My friend and I were sitting at the bar of our favorite cidery, having a tasty beverage and idly watching the muted big-screen TV mounted on the wall before us. I read some of the closed-captioned words on what appeared to be a cooking show and I suddenly became animated. “Look at that,” I said to my friend. “I hate when they use the word ‘crack’ to describe something.”
The term “crack” is in the popular lexicon to describe something irresistible. “Crack” cookies, or “crack” cake, for instance. But this casual usage belies the origin of the phrase. In Miami Florida, Caribbean immigrants taught young people how to convert powdered cocaine into a smokable form. The name “crack” was adopted from the crackling sound made by the cocaine crystals when they were smoked. Crack was cheap to manufacture and sold cheaply and had a devastating effect on the inner cities. In African-American communities, crime soared, and incarceration rates increased dramatically between 1981 and 1986. President Reagan instituted a “War On Drugs” that focused on harsh penalties for the possession of even the smallest amount of the drug.
There is another term in common usage that has a sinister origin: “hack.” I read expressions of joy about cooking hacks and yard-care hacks, where the phrase denotes a better way to do something. I met a man in St Louis Missouri in the early 90s who was “into computers” as we used to say. We lived in the same building and ran into each other in the hallway. He learned that I worked in the advertising department of the Famous-Barr department store. I invited him into my apartment, and one night, after the consumption of a few beers, he told me of his theory of computer information theft. According to this man, breaking into someone else’s computer was an important skill to have, and a service to all who use computers. His view was that “hacking” into a company’s computer files alerts the owners to the vulnerabilities of their systems, a lesson they can use to develop more efficient firewalls. Beer-buzzed though I was, I was clearheaded enough to ask: “So, you steal a person’s stuff to teach them to lock their doors? And not because you are a bandit?” He disavowed the notion of banditry, but I am still dealing with the repercussions of the 2017 Equifax data breach, where hackers were able to obtain critical information about more than 147 million people.

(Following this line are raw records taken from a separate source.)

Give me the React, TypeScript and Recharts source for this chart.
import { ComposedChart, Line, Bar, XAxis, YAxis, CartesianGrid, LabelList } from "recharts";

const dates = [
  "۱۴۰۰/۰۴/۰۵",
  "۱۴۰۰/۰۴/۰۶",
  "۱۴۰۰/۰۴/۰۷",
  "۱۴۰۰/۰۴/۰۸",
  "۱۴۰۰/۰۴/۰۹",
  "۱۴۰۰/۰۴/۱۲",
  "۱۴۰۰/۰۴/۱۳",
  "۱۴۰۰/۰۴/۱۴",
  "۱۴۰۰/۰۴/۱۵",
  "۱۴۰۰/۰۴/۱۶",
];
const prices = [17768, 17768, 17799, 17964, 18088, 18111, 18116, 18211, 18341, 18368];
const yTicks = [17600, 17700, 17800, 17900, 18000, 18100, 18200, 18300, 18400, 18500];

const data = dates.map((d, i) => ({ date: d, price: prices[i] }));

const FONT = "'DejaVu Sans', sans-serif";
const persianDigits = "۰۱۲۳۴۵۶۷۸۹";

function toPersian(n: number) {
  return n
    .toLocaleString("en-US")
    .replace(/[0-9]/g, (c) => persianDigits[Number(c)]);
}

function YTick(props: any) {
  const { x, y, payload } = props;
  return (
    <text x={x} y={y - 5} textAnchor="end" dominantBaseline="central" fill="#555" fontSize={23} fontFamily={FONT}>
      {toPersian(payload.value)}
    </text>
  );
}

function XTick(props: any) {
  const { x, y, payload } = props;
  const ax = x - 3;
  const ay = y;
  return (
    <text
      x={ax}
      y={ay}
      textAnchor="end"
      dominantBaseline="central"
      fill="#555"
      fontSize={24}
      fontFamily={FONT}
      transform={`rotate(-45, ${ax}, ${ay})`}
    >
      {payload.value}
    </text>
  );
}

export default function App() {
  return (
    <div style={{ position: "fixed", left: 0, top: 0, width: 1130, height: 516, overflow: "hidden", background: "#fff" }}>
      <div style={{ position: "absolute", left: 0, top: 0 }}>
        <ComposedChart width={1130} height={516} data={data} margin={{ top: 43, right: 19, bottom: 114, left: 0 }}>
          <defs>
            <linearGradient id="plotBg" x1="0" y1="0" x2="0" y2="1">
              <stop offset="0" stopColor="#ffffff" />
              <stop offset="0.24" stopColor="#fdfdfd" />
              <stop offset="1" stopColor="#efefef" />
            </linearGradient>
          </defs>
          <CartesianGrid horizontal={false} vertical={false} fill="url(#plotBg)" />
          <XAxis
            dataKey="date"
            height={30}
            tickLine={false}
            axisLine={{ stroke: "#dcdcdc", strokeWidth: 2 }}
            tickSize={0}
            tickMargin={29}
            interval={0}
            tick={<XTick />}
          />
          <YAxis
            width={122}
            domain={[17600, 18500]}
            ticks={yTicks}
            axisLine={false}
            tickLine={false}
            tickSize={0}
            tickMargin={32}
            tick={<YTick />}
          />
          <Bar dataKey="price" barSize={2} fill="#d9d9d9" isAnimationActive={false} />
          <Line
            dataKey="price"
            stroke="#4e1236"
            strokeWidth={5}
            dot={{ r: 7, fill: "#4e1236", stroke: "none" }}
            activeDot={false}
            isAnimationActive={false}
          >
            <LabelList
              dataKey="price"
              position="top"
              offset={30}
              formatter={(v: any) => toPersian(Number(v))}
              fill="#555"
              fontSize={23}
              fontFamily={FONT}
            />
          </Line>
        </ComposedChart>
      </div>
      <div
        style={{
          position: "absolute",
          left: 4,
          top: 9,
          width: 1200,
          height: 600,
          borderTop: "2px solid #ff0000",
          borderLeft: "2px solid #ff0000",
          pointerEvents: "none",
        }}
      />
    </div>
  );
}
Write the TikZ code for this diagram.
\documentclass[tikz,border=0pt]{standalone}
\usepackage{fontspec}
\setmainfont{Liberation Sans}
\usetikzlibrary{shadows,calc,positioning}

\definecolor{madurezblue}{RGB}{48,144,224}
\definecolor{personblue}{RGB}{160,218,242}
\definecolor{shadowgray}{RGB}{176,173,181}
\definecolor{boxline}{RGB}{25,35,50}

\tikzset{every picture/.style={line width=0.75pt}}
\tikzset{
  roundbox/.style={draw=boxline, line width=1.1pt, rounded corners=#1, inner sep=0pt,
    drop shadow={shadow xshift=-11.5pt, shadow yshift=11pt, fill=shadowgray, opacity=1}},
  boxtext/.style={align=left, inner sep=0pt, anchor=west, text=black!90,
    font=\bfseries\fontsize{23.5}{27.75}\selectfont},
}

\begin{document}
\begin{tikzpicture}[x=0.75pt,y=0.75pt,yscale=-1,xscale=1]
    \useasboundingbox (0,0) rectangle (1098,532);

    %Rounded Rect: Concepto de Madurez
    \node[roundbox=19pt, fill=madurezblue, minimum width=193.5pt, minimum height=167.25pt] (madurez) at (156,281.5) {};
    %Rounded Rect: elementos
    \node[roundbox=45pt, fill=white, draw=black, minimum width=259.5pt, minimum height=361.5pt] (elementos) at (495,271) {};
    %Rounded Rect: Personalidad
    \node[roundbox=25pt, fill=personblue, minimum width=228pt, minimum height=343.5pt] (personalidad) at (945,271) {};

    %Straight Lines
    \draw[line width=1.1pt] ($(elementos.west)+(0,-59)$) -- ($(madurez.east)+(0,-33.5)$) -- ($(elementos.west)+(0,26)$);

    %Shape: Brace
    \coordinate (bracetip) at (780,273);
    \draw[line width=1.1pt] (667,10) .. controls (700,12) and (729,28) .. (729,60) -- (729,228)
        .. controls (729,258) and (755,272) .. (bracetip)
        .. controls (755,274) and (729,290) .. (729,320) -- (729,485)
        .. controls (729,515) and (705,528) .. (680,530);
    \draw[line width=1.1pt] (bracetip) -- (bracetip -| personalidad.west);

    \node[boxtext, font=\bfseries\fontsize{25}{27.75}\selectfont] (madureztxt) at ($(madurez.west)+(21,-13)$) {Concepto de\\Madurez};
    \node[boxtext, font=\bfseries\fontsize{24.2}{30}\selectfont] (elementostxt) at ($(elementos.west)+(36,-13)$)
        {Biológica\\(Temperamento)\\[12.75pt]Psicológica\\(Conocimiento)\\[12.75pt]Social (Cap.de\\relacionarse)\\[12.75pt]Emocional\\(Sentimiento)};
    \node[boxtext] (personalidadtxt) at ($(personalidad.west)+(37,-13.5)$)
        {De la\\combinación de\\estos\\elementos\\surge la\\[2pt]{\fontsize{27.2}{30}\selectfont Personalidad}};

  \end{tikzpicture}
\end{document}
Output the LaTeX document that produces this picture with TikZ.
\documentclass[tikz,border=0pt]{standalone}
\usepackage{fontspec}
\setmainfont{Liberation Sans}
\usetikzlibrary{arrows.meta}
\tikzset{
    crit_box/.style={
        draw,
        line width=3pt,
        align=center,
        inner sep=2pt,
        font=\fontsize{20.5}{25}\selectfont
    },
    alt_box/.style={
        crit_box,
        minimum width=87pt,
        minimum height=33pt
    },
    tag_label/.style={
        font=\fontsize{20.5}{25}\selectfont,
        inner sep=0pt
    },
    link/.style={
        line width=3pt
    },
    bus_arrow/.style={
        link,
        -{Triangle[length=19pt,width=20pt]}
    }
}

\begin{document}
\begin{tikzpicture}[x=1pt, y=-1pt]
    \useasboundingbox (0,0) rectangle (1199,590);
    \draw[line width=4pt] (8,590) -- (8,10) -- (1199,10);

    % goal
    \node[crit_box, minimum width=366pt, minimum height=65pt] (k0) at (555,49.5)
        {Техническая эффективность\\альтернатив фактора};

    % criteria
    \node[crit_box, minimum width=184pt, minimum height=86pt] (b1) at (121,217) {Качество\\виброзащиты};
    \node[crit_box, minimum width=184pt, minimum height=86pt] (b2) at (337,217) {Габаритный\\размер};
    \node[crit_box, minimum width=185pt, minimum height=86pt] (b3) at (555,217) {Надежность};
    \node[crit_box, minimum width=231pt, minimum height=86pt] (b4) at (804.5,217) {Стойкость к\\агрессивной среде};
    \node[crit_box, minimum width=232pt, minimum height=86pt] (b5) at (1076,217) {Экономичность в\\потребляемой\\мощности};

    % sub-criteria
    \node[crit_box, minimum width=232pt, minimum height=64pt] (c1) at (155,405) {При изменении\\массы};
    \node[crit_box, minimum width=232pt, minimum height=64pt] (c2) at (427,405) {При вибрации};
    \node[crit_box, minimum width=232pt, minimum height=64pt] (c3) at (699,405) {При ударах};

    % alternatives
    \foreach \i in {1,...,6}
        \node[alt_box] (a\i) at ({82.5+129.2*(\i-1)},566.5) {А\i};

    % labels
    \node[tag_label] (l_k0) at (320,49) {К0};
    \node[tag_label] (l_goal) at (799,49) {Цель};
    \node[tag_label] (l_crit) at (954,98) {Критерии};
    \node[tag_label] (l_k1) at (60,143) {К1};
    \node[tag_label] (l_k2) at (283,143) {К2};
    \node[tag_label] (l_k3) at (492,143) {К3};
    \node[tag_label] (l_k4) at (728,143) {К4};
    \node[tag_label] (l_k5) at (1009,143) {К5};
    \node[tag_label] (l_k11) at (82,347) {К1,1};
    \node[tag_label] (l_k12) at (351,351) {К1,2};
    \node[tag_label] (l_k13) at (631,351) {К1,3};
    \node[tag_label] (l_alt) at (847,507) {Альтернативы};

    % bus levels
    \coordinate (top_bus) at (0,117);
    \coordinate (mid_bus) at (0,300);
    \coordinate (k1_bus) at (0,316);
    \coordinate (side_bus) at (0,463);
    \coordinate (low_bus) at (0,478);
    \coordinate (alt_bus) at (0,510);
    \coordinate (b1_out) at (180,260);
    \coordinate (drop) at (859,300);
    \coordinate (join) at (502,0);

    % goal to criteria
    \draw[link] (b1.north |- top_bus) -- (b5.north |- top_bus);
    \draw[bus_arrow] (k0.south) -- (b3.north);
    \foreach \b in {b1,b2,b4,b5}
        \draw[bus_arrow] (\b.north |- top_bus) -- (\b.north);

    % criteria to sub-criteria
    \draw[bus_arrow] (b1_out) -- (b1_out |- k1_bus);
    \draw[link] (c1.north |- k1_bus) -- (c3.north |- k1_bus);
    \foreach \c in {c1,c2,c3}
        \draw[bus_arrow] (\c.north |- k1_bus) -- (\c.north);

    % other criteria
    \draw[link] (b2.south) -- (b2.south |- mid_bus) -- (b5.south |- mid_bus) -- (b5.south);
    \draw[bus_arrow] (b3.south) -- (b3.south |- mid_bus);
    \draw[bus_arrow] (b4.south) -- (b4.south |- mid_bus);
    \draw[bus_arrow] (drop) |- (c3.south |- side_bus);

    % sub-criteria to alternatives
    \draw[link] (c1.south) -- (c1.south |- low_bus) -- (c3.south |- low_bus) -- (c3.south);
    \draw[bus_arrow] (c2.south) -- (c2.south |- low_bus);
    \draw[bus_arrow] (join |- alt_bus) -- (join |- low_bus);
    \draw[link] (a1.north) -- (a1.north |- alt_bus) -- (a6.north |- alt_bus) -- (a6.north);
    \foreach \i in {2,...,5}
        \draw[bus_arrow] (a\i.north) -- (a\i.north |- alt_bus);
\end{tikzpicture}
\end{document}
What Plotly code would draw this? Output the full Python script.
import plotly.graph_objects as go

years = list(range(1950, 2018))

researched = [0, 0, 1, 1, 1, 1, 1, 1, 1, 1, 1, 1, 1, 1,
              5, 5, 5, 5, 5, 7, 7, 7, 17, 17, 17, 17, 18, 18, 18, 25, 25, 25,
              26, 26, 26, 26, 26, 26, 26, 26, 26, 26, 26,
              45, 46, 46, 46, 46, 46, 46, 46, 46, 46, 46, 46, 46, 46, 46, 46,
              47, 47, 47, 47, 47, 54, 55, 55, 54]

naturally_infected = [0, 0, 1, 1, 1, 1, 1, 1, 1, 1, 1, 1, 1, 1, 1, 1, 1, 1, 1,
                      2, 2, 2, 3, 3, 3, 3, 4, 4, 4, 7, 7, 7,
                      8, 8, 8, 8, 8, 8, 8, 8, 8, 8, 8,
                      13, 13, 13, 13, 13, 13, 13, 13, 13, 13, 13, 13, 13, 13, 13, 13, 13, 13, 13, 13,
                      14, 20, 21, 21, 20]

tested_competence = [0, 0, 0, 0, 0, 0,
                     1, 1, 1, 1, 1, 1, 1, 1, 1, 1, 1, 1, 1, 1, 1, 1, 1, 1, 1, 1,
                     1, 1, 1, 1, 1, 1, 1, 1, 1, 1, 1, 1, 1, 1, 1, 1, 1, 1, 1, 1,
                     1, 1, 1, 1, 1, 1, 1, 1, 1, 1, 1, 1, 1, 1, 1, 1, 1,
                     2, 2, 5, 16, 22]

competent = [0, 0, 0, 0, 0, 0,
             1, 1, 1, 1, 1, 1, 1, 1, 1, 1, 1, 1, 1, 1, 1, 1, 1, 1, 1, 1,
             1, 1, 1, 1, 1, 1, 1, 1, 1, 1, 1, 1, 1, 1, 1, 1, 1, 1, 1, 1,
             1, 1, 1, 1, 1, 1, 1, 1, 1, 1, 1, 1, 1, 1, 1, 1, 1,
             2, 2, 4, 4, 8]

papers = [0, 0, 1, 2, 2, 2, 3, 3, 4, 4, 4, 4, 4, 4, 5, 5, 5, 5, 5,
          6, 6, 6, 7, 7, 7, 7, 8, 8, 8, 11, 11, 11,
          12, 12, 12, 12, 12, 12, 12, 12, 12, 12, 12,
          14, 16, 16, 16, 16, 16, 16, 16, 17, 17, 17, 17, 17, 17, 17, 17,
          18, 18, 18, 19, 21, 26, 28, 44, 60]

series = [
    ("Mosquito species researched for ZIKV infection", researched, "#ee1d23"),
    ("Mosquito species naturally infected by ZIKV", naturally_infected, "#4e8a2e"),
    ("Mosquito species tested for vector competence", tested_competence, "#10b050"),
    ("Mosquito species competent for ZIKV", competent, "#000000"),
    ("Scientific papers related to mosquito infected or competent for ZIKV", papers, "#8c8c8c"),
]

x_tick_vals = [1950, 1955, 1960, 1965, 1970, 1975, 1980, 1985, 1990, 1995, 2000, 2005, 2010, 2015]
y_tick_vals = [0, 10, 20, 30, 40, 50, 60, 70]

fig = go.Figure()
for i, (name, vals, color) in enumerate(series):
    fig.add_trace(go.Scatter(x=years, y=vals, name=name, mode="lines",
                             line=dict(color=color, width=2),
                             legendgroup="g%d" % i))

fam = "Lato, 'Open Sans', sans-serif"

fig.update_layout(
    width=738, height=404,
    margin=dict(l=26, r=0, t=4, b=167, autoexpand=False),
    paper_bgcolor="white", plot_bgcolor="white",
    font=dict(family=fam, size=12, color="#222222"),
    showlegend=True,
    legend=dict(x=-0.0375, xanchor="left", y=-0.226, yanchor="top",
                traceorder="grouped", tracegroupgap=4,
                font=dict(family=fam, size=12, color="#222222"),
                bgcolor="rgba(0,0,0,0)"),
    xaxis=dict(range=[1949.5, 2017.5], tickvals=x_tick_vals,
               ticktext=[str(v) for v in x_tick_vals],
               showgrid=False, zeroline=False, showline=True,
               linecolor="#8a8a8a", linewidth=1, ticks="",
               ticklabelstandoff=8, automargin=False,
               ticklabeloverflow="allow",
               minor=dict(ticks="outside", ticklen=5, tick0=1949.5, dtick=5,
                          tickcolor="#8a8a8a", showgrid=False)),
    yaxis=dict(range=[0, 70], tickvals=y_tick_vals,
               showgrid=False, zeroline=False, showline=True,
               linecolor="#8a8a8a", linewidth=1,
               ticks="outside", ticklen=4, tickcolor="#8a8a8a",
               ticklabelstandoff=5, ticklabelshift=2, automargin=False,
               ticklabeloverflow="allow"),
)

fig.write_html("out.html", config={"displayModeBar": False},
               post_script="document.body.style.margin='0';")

The TV show “CSI: Cyber,” starring Patricia Arquette, aired for two seasons, starting in 2015. My obsession with crime shows has me watching this occasionally, late at night. The show is about FBI agents teaming with former “black hats” – cyber crooks – to uncover cybercrime and bag the bandits. I’ve not heard a line of dialogue that glamorizes the hacking of computer systems. The former “black hats” acknowledge that what they did was illegal and unethical, and now that they have reformed, they use their skills for good. To hack is to “gain unauthorized access to (a computer file or the data held in one.)” The verb should not be converted to a noun and made to seem as if it would apply to a better way to bake a Bundt cake.
As for “crack” cookies: If you’re talking about that “instantaneous and intense high,” and the weight loss, high blood pressure, hallucinations, seizures, and paranoia that are the byproducts of crack cocaine use, as well as the devastation of communities and the shredding of families, then by all means, call those cookies crack cookies.